Which ocean colour algorithm for MERIS in North West European waters?

To this end, the accuracy of a range of ocean colour Chl a algorithms for use with Medium Imaging Resolution Spectrometer (MERIS) Level 2 (L2) Remote Sensing Reflectance (Rrs), using two different atmospheric correction (AC) processors (COASTCOLOUR and MERIS Ground Segment processor version 8.0 - MEGS8.0), were assessed in North West European waters. A total of 594 measurements of Rrs(λ) and/or Chl a were made in the North Sea, Mediterranean Sea, along the Portuguese Coast, English Channel and Celtic Sea between June 2001 and March 2012, where Chl a varied from 0.2 to 35 mg m− 3. The following algorithms were compared: MERIS Case 1 water Chl a algorithm OC4Me, the MERIS Case 2 algorithm Algal Pigment 2 (AP2), the MODIS-Aqua Case 1 Chl a algorithm OC3 adapted for MERIS (OC3Me), the MODIS-Aqua Garver-Siegel-Maritorena algorithm (GSM) adapted for MERIS and the Gohin et al. (2002) algorithm for MERIS (OC5Me). For both COASTCOLOUR and MEGS8.0 processors, OC5Me was the most accurate Chl a algorithm, which was within ~ 25% of in situ values in these coastal and shelf waters. The uncertainty in MEGS8.0 Rrs(442) (~ 17%) was slightly higher compared to COASTCOLOUR (~ 12%) from 0.3 to 7 mg m− 3 Chl a, but for Rrs(560) the uncertainty was lower for MEGS8.0 (~ 10%) compared to COASTCOLOUR (~ 13%), which meant that MEGS8.0 Chl a was more accurate than COASTCOLOUR for all of the Chl a algorithms tested.
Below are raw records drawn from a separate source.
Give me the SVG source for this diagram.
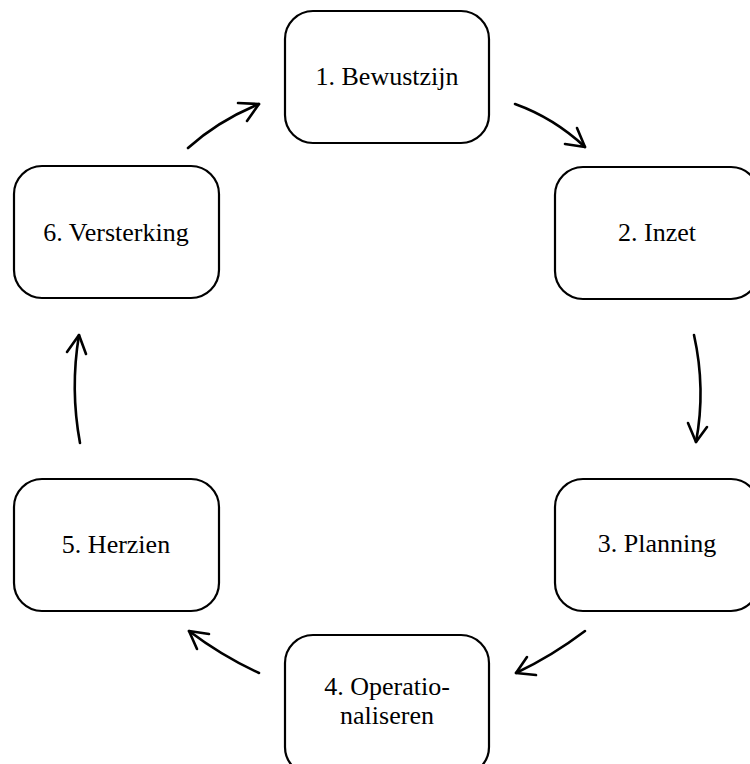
<svg xmlns="http://www.w3.org/2000/svg" width="750" height="764" viewBox="0 0 750 764">
<style>
.box{fill:#fff;stroke:#000;stroke-width:2.2}
.lbl{font-family:"Liberation Serif","Times New Roman",serif;font-size:26px;fill:#000;text-anchor:middle}
.arr{fill:none;stroke:#000;stroke-width:2.6;stroke-linecap:round;stroke-linejoin:round}
</style>
<rect width="750" height="764" fill="#fff"/>
<g id="node1"><rect class="box" x="285" y="11" width="204" height="132" rx="28"/><text class="lbl" x="387" y="85">1. Bewustzijn</text></g>
<g id="node2"><rect class="box" x="555" y="167" width="204" height="132" rx="28"/><text class="lbl" x="657" y="241">2. Inzet</text></g>
<g id="node3"><rect class="box" x="555" y="479" width="204" height="132" rx="28"/><text class="lbl" x="657" y="552">3. Planning</text></g>
<g id="node4"><rect class="box" x="285" y="635" width="204" height="140" rx="28"/><text class="lbl" x="387" y="695">4. Operatio-</text><text class="lbl" x="387" y="724">naliseren</text></g>
<g id="node5"><rect class="box" x="14" y="479" width="205" height="132" rx="28"/><text class="lbl" x="116" y="553">5. Herzien</text></g>
<g id="node6"><rect class="box" x="14" y="166" width="205" height="132" rx="28"/><text class="lbl" x="116" y="241">6. Versterking</text></g>
<g id="connectors">
<path class="arr" d="M188,148 Q218,121 259,104"/><polyline class="arr" points="238,103 259,104 247,121"/>
<path class="arr" d="M515,104 Q554,118 585,147"/><polyline class="arr" points="565,144 585,147 577,128"/>
<path class="arr" d="M694,335 Q706,389 696,442"/><polyline class="arr" points="688,423 696,442 707,427"/>
<path class="arr" d="M585,631 Q552,656 516,673"/><polyline class="arr" points="527,657 516,673 536,675"/>
<path class="arr" d="M259,673 Q222,656 189,631"/><polyline class="arr" points="209,634 189,631 197,649"/>
<path class="arr" d="M80,443 Q70,389 79,335"/><polyline class="arr" points="67,352 79,335 86,354"/>
</g>
</svg>
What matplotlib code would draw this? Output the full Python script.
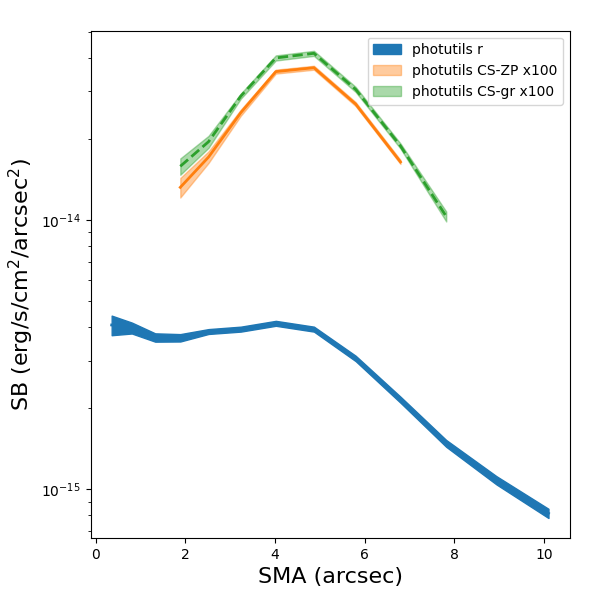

Compared to OC5Me, OC4Me tended to over-estimate Chl a, which was caused by non-algal SPM especially at values > 14 g m− 3. GSM also over-estimated Chl a, which was caused by variations in absorption coefficient of coloured dissolved organic matter at 442 nm (aCDOM(442)). AP2 consistently under-estimated Chl a, especially when non-algal SPM was > 4 g m− 3.